SORULMASI GEREKEN SORULAR
Yaşanan tahribatı değerlendiren Türkiye Ormancılar Derneği (TOD) İzmir Şubesi Başkanı Ahmet Kenan Öztan, yatırımların ormanlık arazilerde de yapılabileceğini ancak bazı kriterlerin göz önünde bulundurulması gerektiğini vurguladı. Öztan, "Mutlaka bu ormanda yapılması gerekiyor mu?" ve "Mutlaka ormanda yapılması gerekiyorsa hangi tekniklerle yapılması en uygundur?" sorularına yanıt verilmesi gerektiğine işaret ederek, "Ne yazık ki bu sorular sorulmuyor. Hatta tam tersine herhangi bir kamu kuruluşu bir yatırım yapmaya niyetliyse vatandaşla, istimlakle uğraşmamak için bölgede bir orman arazisi var mı diye araştırıyor. Eğer orman arazisi varsa iki satır yazıyla ormanın tahsisini istiyor ve rahatlıkla yatırımını yapıyor" diye konuştu.
'ORMANI KORUMAK DAHA KAZANÇLI'
Bu durumun ormanı ve doğayı sömürmekten başka bir şey olmadığını vurgulayan Öztan, şunları söyledi: "Aklınıza gelebilecek yüzlerce çeşit şey için ormandan tahsis yapılıyor. RES, HES, enerji, maden çıkarılması ya da sosyal tesis... Örneğin Akbelen Ormanı. Orman zaten nitelik itibariyle yenilenebilir enerji kaynağı olarak tanımlanır. Ormanı kestiğiniz zaman yeniden orada orman yetiştirip bir kez daha enerji üretme şansınız var. Onun için bu yatırım yapılırken hesabının yapılması lazım. Buradaki orman örtüsünü kaldırıp, altında çok düşük kalorili ve yoğunluğu düşük kömürü çıkarıp, yakıp enerji üretmek mi daha kazançlı? Yoksa zamanı geldiğinde ormandan enerji üretmek ya da başka ihtiyaçlara kullanmak daha mı kazançlı? Bu konuda yapılan araştırmalar orman olarak korumanın daha karlı olduğunu gösteriyor."

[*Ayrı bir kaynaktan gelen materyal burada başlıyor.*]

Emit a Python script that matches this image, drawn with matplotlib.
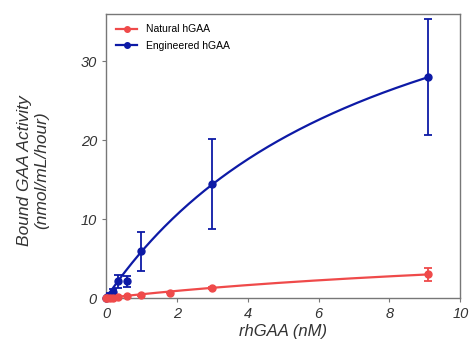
import matplotlib.pyplot as plt
import numpy as np

plt.rcParams['font.family'] = ['Liberation Sans', 'DejaVu Sans']

# concentrations (nM)
x_nat = [0, 0.03, 0.1, 0.2, 0.33, 0.6, 1.0, 1.8, 3.0, 9.1]
y_nat = [0, 0.0, 0.02, 0.05, 0.1, 0.2, 0.35, 0.7, 1.3, 3.0]
err_nat = [0, 0, 0, 0, 0, 0, 0.05, 0.1, 0.15, 0.8]

x_eng = [0, 0.03, 0.1, 0.2, 0.33, 0.6, 1.0, 3.0, 9.1]
y_eng = [0, 0.1, 0.4, 0.8, 2.1, 2.1, 5.9, 14.4, 28.0]
err_eng = [0, 0.1, 0.2, 0.3, 0.8, 0.7, 2.5, 5.7, 7.3]

# one-site binding fit parameters (Bmax, Kd)
fit_nat = (8.4, 16.4)
fit_eng = (52.3, 7.9)

red = '#ef4a4a'
blue = '#0d1aa6'

fig = plt.figure(figsize=(4.7, 3.47), dpi=100)
ax = fig.add_axes([0.2255, 0.141, 0.754, 0.819])

xf = np.linspace(0, 9.1, 200)
for xs, ys, es, (bmax, kd), c, lab, z in [
        (x_nat, y_nat, err_nat, fit_nat, red, 'Natural hGAA', 5),
        (x_eng, y_eng, err_eng, fit_eng, blue, 'Engineered hGAA', 3)]:
    eb = ax.errorbar(xs, ys, yerr=es, fmt='o', color=c, ms=5, capsize=3,
                     elinewidth=1.3, capthick=1.3, zorder=z)
    eb[0].set_clip_on(False)
    ax.plot(xf, bmax * xf / (kd + xf), color=c, lw=1.6, zorder=z - 1)
    ax.plot([], [], '-o', color=c, ms=4, lw=1.6, label=lab)

ax.set_xlim(0, 10)
ax.set_ylim(0, 36)
ax.set_xticks([0, 2, 4, 6, 8, 10])
ax.set_yticks([0, 10, 20, 30])
for s in ax.spines.values():
    s.set_color('#777777')
    s.set_linewidth(1)
ax.tick_params(direction='out', length=3, color='#777777', labelsize=10.5,
               labelcolor='#333333')
for t in ax.get_xticklabels() + ax.get_yticklabels():
    t.set_style('italic')

ax.set_xlabel('rhGAA (nM)', fontsize=12, style='italic', color='#333333',
              labelpad=2)
ax.set_ylabel('Bound GAA Activity\n(nmol/mL/hour)', fontsize=12.5,
              style='italic', color='#333333', labelpad=20)
ax.yaxis.set_label_coords(-0.16, 0.45)
ax.legend(loc='upper left', frameon=False, fontsize=7.5, handlelength=2,
          borderaxespad=0.6, labelspacing=0.6)

fig.savefig('out.png', dpi=100)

'KÜRESEL ISINMA ARTAR' UYARISI
Ormanlık alanların dağlık bölgelerde olduğu ve meyilin de yüksek olduğunu söyleyen Öztan, bu durumda ormanların su rezervlerinin korunması açısından çok önemli olduğunu söyledi. Ormanların küresel ısınmaya karşı mücadelenin en etkili araçlarından birisi olduğunu belirten Öztan, "Ormanların yok edilmesi küresel ısınmayı da arttıracaktır. Bu sene yağışlar az olunca bütün barajlarımız kurudu. Ormanların en önemli fonksiyonu yağan yağışı yer altı suyuna dönüştürmek. Orman varsa yağan yağış doğrudan yüzeysel akışa geçmez. Ama biz ormanı tahrip edersek yağış yüzeysel akışa dönüşecek, ülkeye hiçbir faydası olmadığı gibi sel ve taşkınlarla felakete yol açacaktır. Su ekonomisinin dengelenmesi açısından orman varlığı çok önemli. Korunması şart" ifadelerini kullandı.
OGM'NİN ÜRETİM ÇILGINLIĞI
Tüm bunlara rağmen OGM'nin son yıllarda "üretim çılgınlığına" kapıldığını söyleyen Öztan, şöyle devam etti: "Türkiye'de büyük odun hammaddesi işleyen çok sayıda fabrika açıldı. Bu fabrikalar açılırken ithal oduna dayalı üretim olarak açıldı. Ama döviz umulmadık şekilde yükselince bu fabrikalar OGM'ye baskı yapmaya başladı. OGM şu an onlara hammadde yetiştirmek için harıl harıl üretim yapıyor. Bu ciddi bir tehlike. Türkiye ormanları yıllık en fazla 10-11 milyon metreküp üretim yapmaya elverişli. Geçmişte yıllık üretim 8-10 milyon düzeylerindeydi. Ama son yıllarda bu 30-35 milyon metreküpe ulaştı. Bu ormancılık açısından felaketin habercisi. Ormanı korumakla sorumlu olan OGM bunu yerine getirmiyor. Bu tahribatın önüne geçmek için yöneticilerin ülkesini sevmesi gerekiyor. Bunlar anladığım kadarıyla sevmiyorlar."